I stood in place. The price he negotiated seems fair, I thought. I felt surer.
“Don’t worry, the driver won’t leave without us. Are you hungry?”
I was starving. “Maybe I’ll just bring my bags with me,” I said.
“It’s okay, really. Why don’t you trust me?” he asked.
I placed my backpack in the van, took my laptop with me and decided to follow him. He led me into a maze of market stalls at the border bazaar. Clothing, pirated CDs and DVDs, plastic toys and sizzling meat were all for sale. When we got to a set of stairs that led further down into the border village, Peter sped up his pace a little. I stopped to check if my wallet was in my laptop bag. Half a block away, Peter stopped and looked back at me.
“Come on, it’s okay!” He shouted through a crowd of people.
Then he turned and went down another set of stairs. I tried to catch up to him but he was nowhere to be seen. In front of me, at the bottom of the stairs, was a narrow, dark passageway that led to a courtyard. My gut pulsed an alarm.

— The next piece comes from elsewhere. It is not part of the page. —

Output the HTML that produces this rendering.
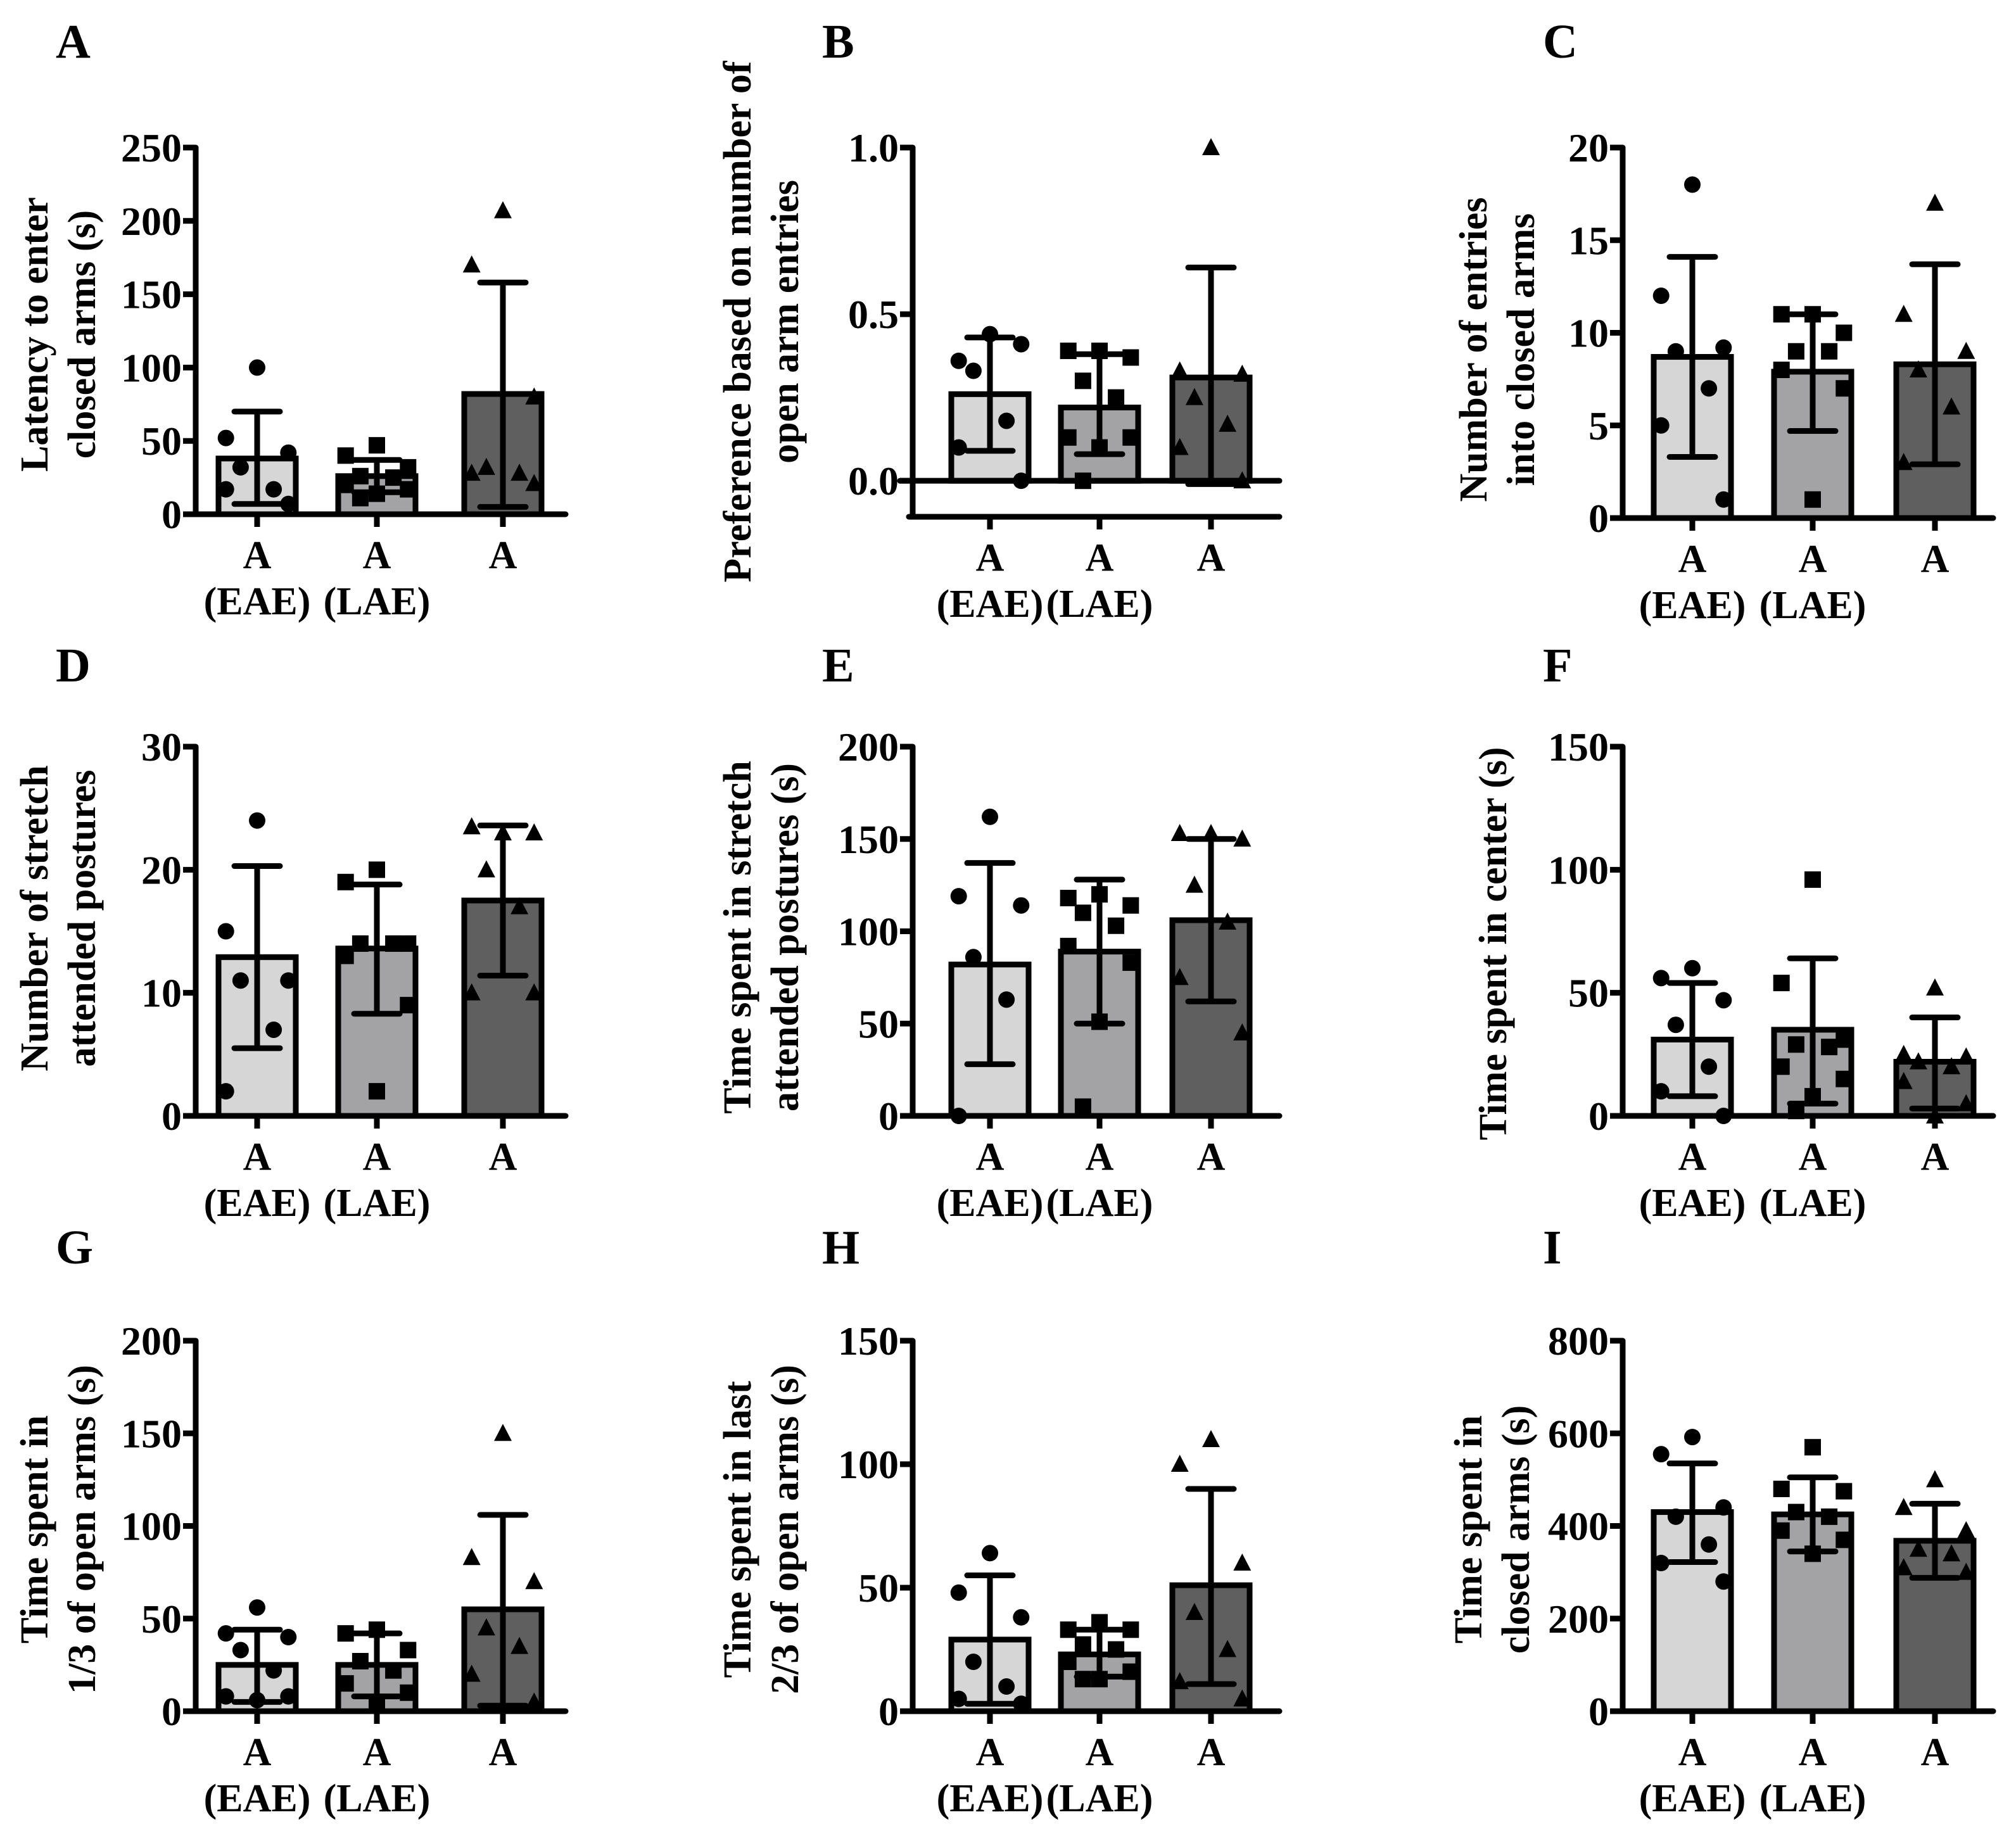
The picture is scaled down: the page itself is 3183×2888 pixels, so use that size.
<!DOCTYPE html>
<html><head><meta charset="utf-8"><style>
html,body{margin:0;padding:0;background:#fff;}
svg{display:block;font-family:"Liberation Serif",serif;font-weight:bold;}
</style></head>
<body>
<svg id="fig" width="3183" height="2888" viewBox="0 0 3183 2888" xmlns="http://www.w3.org/2000/svg" font-family="Liberation Serif, serif" font-weight="bold"></svg>
<script>
// ---- data ----
const groupLabels = ["A (EAE)", "A (LAE)", "A"];
const aMeans=[38,26,82]; const aLow=[7,15,5]; const aHigh=[70,37,158];
const aPts1=[100,52,42,32,17,17,7]; const aPts2=[47,40,32,26,25,20,17,14,11]; const aPts3=[207,170,80,32,28,28,21];
const aTicks=["0","50","100","150","200","250"];
const bMeans=[0.26,0.22,0.31]; const bLow=[0.09,0.08,-0.01]; const bHigh=[0.43,0.38,0.64];
const bPts1=[0.44,0.36,0.41,0.33,0.18,0.1,0.0]; const bPts2=[0.39,0.39,0.37,0.3,0.25,0.13,0.13,0.1,0.0]; const bPts3=[1.0,0.33,0.32,0.25,0.17,0.1,0.0];
const bTicks=["0.0","0.5","1.0"];
const cMeans=[8.7,7.9,8.3]; const cLow=[3.3,4.7,2.9]; const cHigh=[14.1,11.0,13.7];
const cPts1=[18,12,9.2,9,7,5,1]; const cPts2=[11,11,10,9,9,8,7,1]; const cPts3=[17,11,9,8,6,3];
const cTicks=["0","5","10","15","20"];
const dMeans=[12.9,13.6,17.5]; const dLow=[5.5,8.3,11.4]; const dHigh=[20.3,18.8,23.6];
const dPts1=[24,15,11,11,7,2]; const dPts2=[20,19,14,14,14,13,9,2]; const dPts3=[23,23.5,23,20,17,10,10];
const dTicks=["0","10","20","30"];
const eMeans=[82,89,106]; const eLow=[28,50,62]; const eHigh=[137,128,150];
const ePts1=[162,119,114,86,63,0]; const ePts2=[120,118,114,110,103,92,83,51,5]; const ePts3=[153,153,150,125,105,75,45];
const eTicks=["0","50","100","150","200"];
const fMeans=[31,35,22]; const fLow=[8,5,3]; const fHigh=[54,64,40];
const fPts1=[60,56,47,37,20,10,0]; const fPts2=[96,54,31,29,28,20,15,8,2]; const fPts3=[52,25,24,22,20,14,5,0];
const fTicks=["0","50","100","150"];
const gMeans=[25,25,55]; const gLow=[5,8,3]; const gHigh=[44,42,106];
const gPts1=[56,42,40,33,22,8,8,6]; const gPts2=[44,42,33,27,22,15,10,5]; const gPts3=[150,83,70,45,35,20,5];
const gTicks=["0","50","100","150","200"];
const hMeans=[29,23,51]; const hLow=[3,14,11]; const hHigh=[55,33,90];
const hPts1=[64,48,38,20,10,5,3]; const hPts2=[36,33,33,27,25,20,16,13,13]; const hPts3=[110,100,60,40,25,12,5];
const hTicks=["0","50","100","150"];
const iMeans=[430,425,368]; const iLow=[322,345,288]; const iHigh=[535,505,448];
const iPts1=[592,555,440,420,360,320,280]; const iPts2=[570,480,475,430,420,390,370,340]; const iPts3=[500,440,390,350,340,310,300];
const iTicks=["0","200","400","600","800"];

const NS="http://www.w3.org/2000/svg";
const svg=document.getElementById('fig');
function mk(tag,attrs,parent){const e=document.createElementNS(NS,tag);for(const k in attrs)e.setAttribute(k,attrs[k]);(parent||svg).appendChild(e);return e;}
const fills=["#d6d6d6","#a3a3a5","#5f5f5f"];
const jitter=[0,-0.85,0.85,-0.45,0.45,-0.85,0.85,0,-0.45,0.45];

function panel(cfg){
  const g=mk('g',{});
  
  
  const ymin=cfg.ymin, ymax=cfg.ymax;
  const y=v=>cfg.bottom-(v-ymin)/(ymax-ymin)*(cfg.bottom-cfg.top);
  const zeroY=y(0);
  const L=mk('text',{x:cfg.lx,y:cfg.ly,'font-size':76},g); L.textContent=cfg.letter;
  
  
  const tt=mk('text',{'font-size':62,'text-anchor':'middle',transform:`translate(${cfg.tx},${cfg.ty}) rotate(-90)`},g);
  
  
  cfg.title.forEach((line,i)=>{const ts=mk('tspan',{x:0,y:i*75-(cfg.title.length-1)*75},tt);ts.textContent=line;});
  for(let k=0;k<3;k++){
    const cx=cfg.cx[k], w=122;
    const yt=y(cfg.means[k]);
    const r=mk('rect',{x:cx-w/2,y:yt,width:w,height:zeroY-yt,fill:fills[k],stroke:'#000','stroke-width':9},g);
    
    
  }
  for(let k=0;k<3;k++){
    const cx=cfg.cx[k];
    cfg.pts[k].forEach((v,i)=>{
      const px=cx+jitter[i%jitter.length]*58, py=y(v);
      let m;
      if(k===0) m=mk('circle',{cx:px,cy:py,r:13,fill:'#000'},g);
      else if(k===1) m=mk('rect',{x:px-13,y:py-13,width:26,height:26,fill:'#000'},g);
      else m=mk('polygon',{points:`${px},${py-15} ${px-14},${py+12} ${px+14},${py+12}`,fill:'#000'},g);
      
      
    });
  }
  for(let k=0;k<3;k++){
    const cx=cfg.cx[k];
    const e=mk('path',{d:`M${cx},${y(cfg.low[k])}V${y(cfg.high[k])}M${cx-36},${y(cfg.high[k])}H${cx+36}M${cx-36},${y(cfg.low[k])}H${cx+36}`,stroke:'#000','stroke-width':9,'stroke-linecap':'round',fill:'none'},g);
    
    
  }
  const ax=mk('path',{d:`M${cfg.ax},${cfg.top}V${cfg.bottom}M${cfg.ax-6},${cfg.bottom}H${cfg.end}`,stroke:'#000','stroke-width':9,'stroke-linecap':'round',fill:'none'},g);
  
  
  if(ymin<0){
    const zl=mk('path',{d:`M${cfg.ax-20},${zeroY}H${cfg.end}`,stroke:'#000','stroke-width':9,'stroke-linecap':'round'},g);
    
    
  }
  cfg.ticks.forEach(t=>{
    const ty=y(parseFloat(t));
    mk('path',{d:`M${cfg.ax-20},${ty}H${cfg.ax}`,stroke:'#000','stroke-width':9},g);
    const tl=mk('text',{x:cfg.ax-22,y:ty+22,'font-size':64,'text-anchor':'end'},g);
    tl.textContent=t;
    
    
  });
  groupLabels.forEach((lab,k)=>{
    const cx=cfg.cx[k];
    mk('path',{d:`M${cx},${cfg.bottom}V${cfg.bottom+20}`,stroke:'#000','stroke-width':9},g);
    const parts=lab.split(' ');
    const t1=mk('text',{x:cx,y:cfg.bottom+85,'font-size':62,'text-anchor':'middle'},g);
    t1.textContent=parts[0];
    
    
    if(parts[1]){
      const t2=mk('text',{x:cx,y:cfg.bottom+158,'font-size':62,'text-anchor':'middle'},g);
      t2.textContent=parts[1];
      
      
    }
  });
}
const C1={ax:309,cx:[406,595,794],end:893,lx:88,tx:150};
const C2={ax:1441,cx:[1563,1736,1912],end:2020,lx:1298,tx:1260};
const C3={ax:2562,cx:[2672,2862,3055],end:3147,lx:2436,tx:2422};
function P(col,o){return Object.assign({},col,o);}
panel(P(C1,{letter:'A',ly:91,top:233,bottom:812,ymin:0,ymax:250,ty:528,title:['Latency to enter','closed arms (s)'],means:aMeans,low:aLow,high:aHigh,pts:[aPts1,aPts2,aPts3],ticks:aTicks}));
panel(P(C2,{letter:'B',ly:91,top:233,bottom:816,ymin:-0.108,ymax:1.0,ty:508,title:['Preference based on number of','open arm entries'],means:bMeans,low:bLow,high:bHigh,pts:[bPts1,bPts2,bPts3],ticks:bTicks}));
panel(P(C3,{letter:'C',ly:91,top:233,bottom:818,ymin:0,ymax:20,ty:552,title:['Number of entries','into closed arms'],means:cMeans,low:cLow,high:cHigh,pts:[cPts1,cPts2,cPts3],ticks:cTicks}));
panel(P(C1,{letter:'D',ly:1076,top:1179,bottom:1762,ymin:0,ymax:30,ty:1450,title:['Number of stretch','attended postures'],means:dMeans,low:dLow,high:dHigh,pts:[dPts1,dPts2,dPts3],ticks:dTicks}));
panel(P(C2,{letter:'E',ly:1076,top:1179,bottom:1762,ymin:0,ymax:200,ty:1480,title:['Time spent in stretch','attended postures (s)'],means:eMeans,low:eLow,high:eHigh,pts:[ePts1,ePts2,ePts3],ticks:eTicks}));
panel(P(C3,{letter:'F',ly:1076,top:1179,bottom:1762,ymin:0,ymax:150,ty:1490,tx:2378,title:['Time spent in center (s)'],means:fMeans,low:fLow,high:fHigh,pts:[fPts1,fPts2,fPts3],ticks:fTicks}));
panel(P(C1,{letter:'G',ly:1995,top:2117,bottom:2702,ymin:0,ymax:200,ty:2415,title:['Time spent in','1/3 of open arms (s)'],means:gMeans,low:gLow,high:gHigh,pts:[gPts1,gPts2,gPts3],ticks:gTicks}));
panel(P(C2,{letter:'H',ly:1995,top:2117,bottom:2702,ymin:0,ymax:150,ty:2415,title:['Time spent in last','2/3 of open arms (s)'],means:hMeans,low:hLow,high:hHigh,pts:[hPts1,hPts2,hPts3],ticks:hTicks}));
panel(P(C3,{letter:'I',ly:1995,top:2117,bottom:2702,ymin:0,ymax:800,ty:2415,tx:2414,title:['Time spent in','closed arms (s)'],means:iMeans,low:iLow,high:iHigh,pts:[iPts1,iPts2,iPts3],ticks:iTicks}));
</script>
</body></html>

Again, I searched for my wallet, this time with success. My gut adjusted back to neutral.
I stood for a long moment as people bumped past me. I took a deep breath and thought of the day’s journey. I was exhausted but I felt good.
For a moment, I imagined the Commander again, walking away from me… swallowed up by the bustle of Nairobi outside the cafe.
I went down the stairs and when I got into the courtyard, Peter was sitting at a table in the far corner. He motioned for me to join him and introduced his wife, father-in-law, sister and young daughter.
“See, it’s okay,” he said, pulling out a chair for me.
No sooner than I sat down did a plate of food get placed in front of me.
“Would you like a beer?” Peter asked. “It’s on me.”
I heard the ghost of Hemingway loud and clear. The best way to know if you can trust someone is to trust them. Bad things happen. I won’t let those bad things defeat and define me.